### WRITTEN EXERCISE
Reproduce all the lines exactly as they stand, apart from the pictures.

### RAW DATA

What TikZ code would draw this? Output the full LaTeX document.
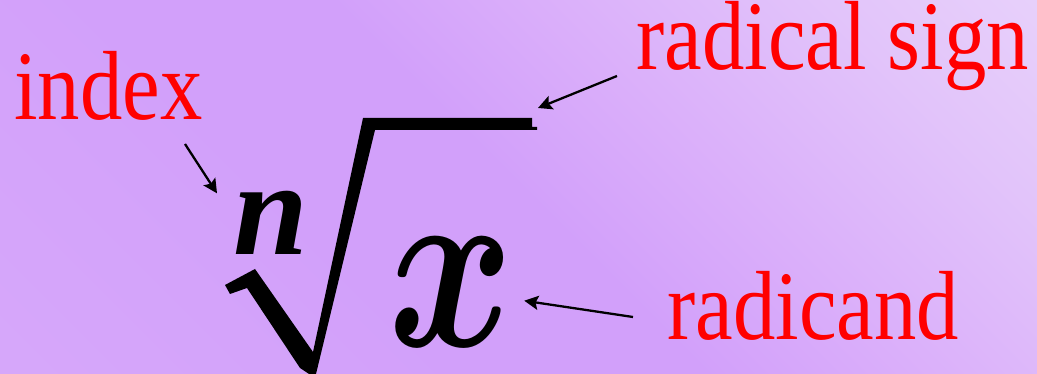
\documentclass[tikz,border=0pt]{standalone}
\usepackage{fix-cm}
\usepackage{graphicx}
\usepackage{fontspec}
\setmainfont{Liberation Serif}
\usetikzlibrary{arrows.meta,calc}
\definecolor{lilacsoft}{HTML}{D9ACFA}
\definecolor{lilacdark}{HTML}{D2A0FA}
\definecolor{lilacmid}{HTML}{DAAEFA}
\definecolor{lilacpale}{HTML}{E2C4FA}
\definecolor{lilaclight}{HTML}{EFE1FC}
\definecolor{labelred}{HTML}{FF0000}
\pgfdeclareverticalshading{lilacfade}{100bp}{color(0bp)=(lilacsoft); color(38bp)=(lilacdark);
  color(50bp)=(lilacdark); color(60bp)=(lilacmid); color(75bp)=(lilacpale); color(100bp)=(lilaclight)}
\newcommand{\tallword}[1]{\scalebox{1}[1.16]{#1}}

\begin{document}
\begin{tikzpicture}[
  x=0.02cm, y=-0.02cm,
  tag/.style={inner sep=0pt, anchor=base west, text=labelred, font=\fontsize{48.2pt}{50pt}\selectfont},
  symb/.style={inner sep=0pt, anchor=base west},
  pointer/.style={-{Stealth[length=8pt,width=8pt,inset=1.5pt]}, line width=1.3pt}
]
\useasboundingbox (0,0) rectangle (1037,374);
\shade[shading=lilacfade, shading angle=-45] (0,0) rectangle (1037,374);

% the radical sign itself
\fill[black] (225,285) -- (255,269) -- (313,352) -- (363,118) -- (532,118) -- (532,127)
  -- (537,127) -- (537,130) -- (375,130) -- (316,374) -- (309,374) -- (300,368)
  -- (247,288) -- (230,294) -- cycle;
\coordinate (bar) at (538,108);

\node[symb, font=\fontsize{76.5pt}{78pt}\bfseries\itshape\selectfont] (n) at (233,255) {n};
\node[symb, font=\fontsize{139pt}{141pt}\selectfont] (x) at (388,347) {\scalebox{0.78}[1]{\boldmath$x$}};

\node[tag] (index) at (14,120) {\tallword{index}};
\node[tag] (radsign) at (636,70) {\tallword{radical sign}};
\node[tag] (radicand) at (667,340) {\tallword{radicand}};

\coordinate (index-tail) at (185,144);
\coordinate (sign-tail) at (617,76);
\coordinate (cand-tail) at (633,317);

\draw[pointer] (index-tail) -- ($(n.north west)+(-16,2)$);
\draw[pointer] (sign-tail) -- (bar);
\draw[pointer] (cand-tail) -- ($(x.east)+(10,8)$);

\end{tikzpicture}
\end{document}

### SOLVED PROBLEM
What TikZ code would draw this? Output the full LaTeX document.
\documentclass[tikz,border=0pt]{standalone}
\usepackage{fix-cm}
\usepackage{graphicx}
\usepackage{fontspec}
\setmainfont{Liberation Serif}
\usetikzlibrary{arrows.meta,calc}
\definecolor{lilacsoft}{HTML}{D9ACFA}
\definecolor{lilacdark}{HTML}{D2A0FA}
\definecolor{lilacmid}{HTML}{DAAEFA}
\definecolor{lilacpale}{HTML}{E2C4FA}
\definecolor{lilaclight}{HTML}{EFE1FC}
\definecolor{labelred}{HTML}{FF0000}
\pgfdeclareverticalshading{lilacfade}{100bp}{color(0bp)=(lilacsoft); color(38bp)=(lilacdark);
  color(50bp)=(lilacdark); color(60bp)=(lilacmid); color(75bp)=(lilacpale); color(100bp)=(lilaclight)}
\newcommand{\tallword}[1]{\scalebox{1}[1.16]{#1}}

\begin{document}
\begin{tikzpicture}[
  x=0.02cm, y=-0.02cm,
  tag/.style={inner sep=0pt, anchor=base west, text=labelred, font=\fontsize{48.2pt}{50pt}\selectfont},
  symb/.style={inner sep=0pt, anchor=base west},
  pointer/.style={-{Stealth[length=8pt,width=8pt,inset=1.5pt]}, line width=1.3pt}
]
\useasboundingbox (0,0) rectangle (1037,374);
\shade[shading=lilacfade, shading angle=-45] (0,0) rectangle (1037,374);

% the radical sign itself
\fill[black] (225,285) -- (255,269) -- (313,352) -- (363,118) -- (532,118) -- (532,127)
  -- (537,127) -- (537,130) -- (375,130) -- (316,374) -- (309,374) -- (300,368)
  -- (247,288) -- (230,294) -- cycle;
\coordinate (bar) at (538,108);

\node[symb, font=\fontsize{76.5pt}{78pt}\bfseries\itshape\selectfont] (n) at (233,255) {n};
\node[symb, font=\fontsize{139pt}{141pt}\selectfont] (x) at (388,347) {\scalebox{0.78}[1]{\boldmath$x$}};

\node[tag] (index) at (14,120) {\tallword{index}};
\node[tag] (radsign) at (636,70) {\tallword{radical sign}};
\node[tag] (radicand) at (667,340) {\tallword{radicand}};

\coordinate (index-tail) at (185,144);
\coordinate (sign-tail) at (617,76);
\coordinate (cand-tail) at (633,317);

\draw[pointer] (index-tail) -- ($(n.north west)+(-16,2)$);
\draw[pointer] (sign-tail) -- (bar);
\draw[pointer] (cand-tail) -- ($(x.east)+(10,8)$);

\end{tikzpicture}
\end{document}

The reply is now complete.